Rogelio Lara|
La noche en San Pablo del Monte fue un reflejo inquietante de una sociedad al límite. Dos personas fueron rescatadas de ser linchadas, un acto de violencia que, aunque frenado, evidencia la desesperación de comunidades que se sienten abandonadas por las autoridades. El sábado, en Papalotla, dos individuos estuvieron en peligro de sufrir el mismo destino; afortunadamente, uno logró escapar, mientras que en Nativitas, un presunto secuestrador perdió la vida en un linchamiento. Y en Zacatelco, un presunto acosador fue salvado en el último minuto, pero la pregunta persiste: ¿qué estrategia tienen las autoridades federales, estatales y municipales para evitar que estos episodios se repitan?
Estos episodios no pueden ser vistos aisladamente. Son síntomas de un problema estructural: la falta de seguridad y vigilancia en un país que cada día parece desmoronarse en manos de la impunidad. Los ciudadanos, hartos de ver cómo los robos se han convertido en algo cotidiano y cómo la respuesta de las autoridades es, a todas luces, insuficiente, han optado por tomar la justicia en sus propias manos. Sin embargo, la justicia popular –al margen de su innegable fuerza y sentimiento legítimo de protección– corre el riesgo de transformar el orden social en un campo de confrontaciones donde la violencia se convierte en la norma.
La reciente movilización en comunidades del sur del estado evidencia el desencanto y la frustración de una ciudadanía que exige mayor presencia y eficacia de sus cuerpos de seguridad. No basta con activar protocolos contra linchamientos; es imperativo que las autoridades reevalúen sus estrategias de vigilancia, no solo en las calles, sino también en lugares considerados vulnerables, como las escuelas. Se necesita una respuesta integral que combine mayor patrullaje, tecnología y, sobre todo, una política de cero tolerancia frente a la corrupción y la impunidad.
Las investigaciones y reportes recientes de diversas redes sociales y medios locales indican que, en varios municipios, los ciudadanos han empezado a organizarse para suplir la ausencia de un estado de derecho efectivo. Sin embargo, esta “justicia de facto” no es la solución: cuando la violencia se autorregula, se corre el riesgo de que los derechos y garantías fundamentales sean socavados, y de que los intereses particulares –ya sean económicos o políticos– se sobrepongan a la verdadera búsqueda de justicia.
El desafío que enfrentamos hoy es doble. Por un lado, se requiere una reforma urgente en la manera de abordar la seguridad pública, que incluya una mayor coordinación entre las autoridades de distintos niveles. Por otro lado, es indispensable recuperar la confianza de la ciudadanía en las instituciones, pues solo a través de una respuesta eficaz y transparente se podrá frenar el avance de la violencia y la justicia por mano propia.

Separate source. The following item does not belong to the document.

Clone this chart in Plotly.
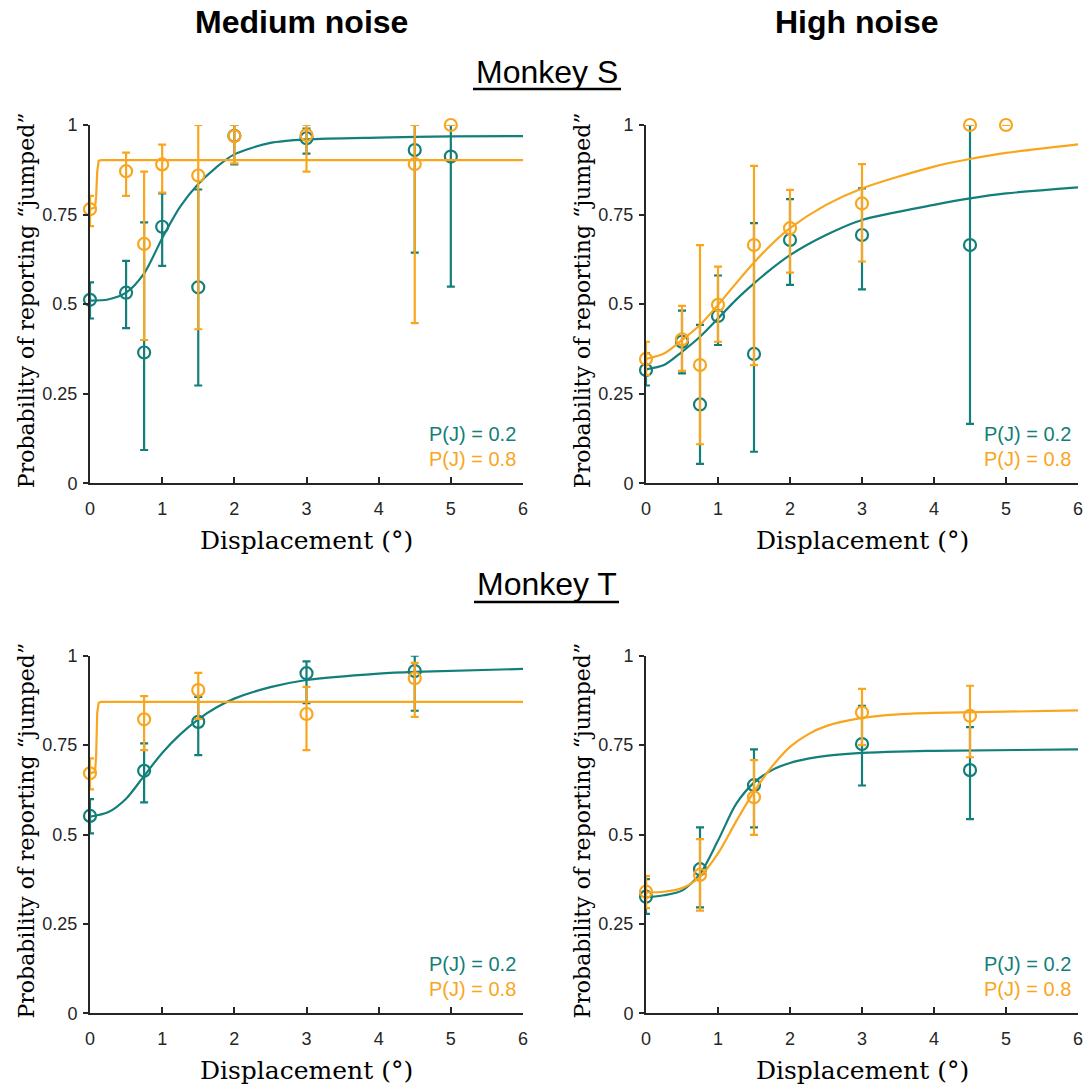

Mientras tanto, cada linchamiento evitado o cada agresión no hacen más que evidenciar un clamor popular desesperado. La pregunta que resuena en cada barrio, en cada comunidad, es clara: ¿hasta cuándo seguiremos permitiendo que la impunidad y la falta de acción institucional conviertan a México en un territorio donde la justicia se impone a punta de fuerza? La respuesta, lamentablemente, dependerá de la voluntad política para transformar este panorama de miedo en un verdadero Estado de Derecho.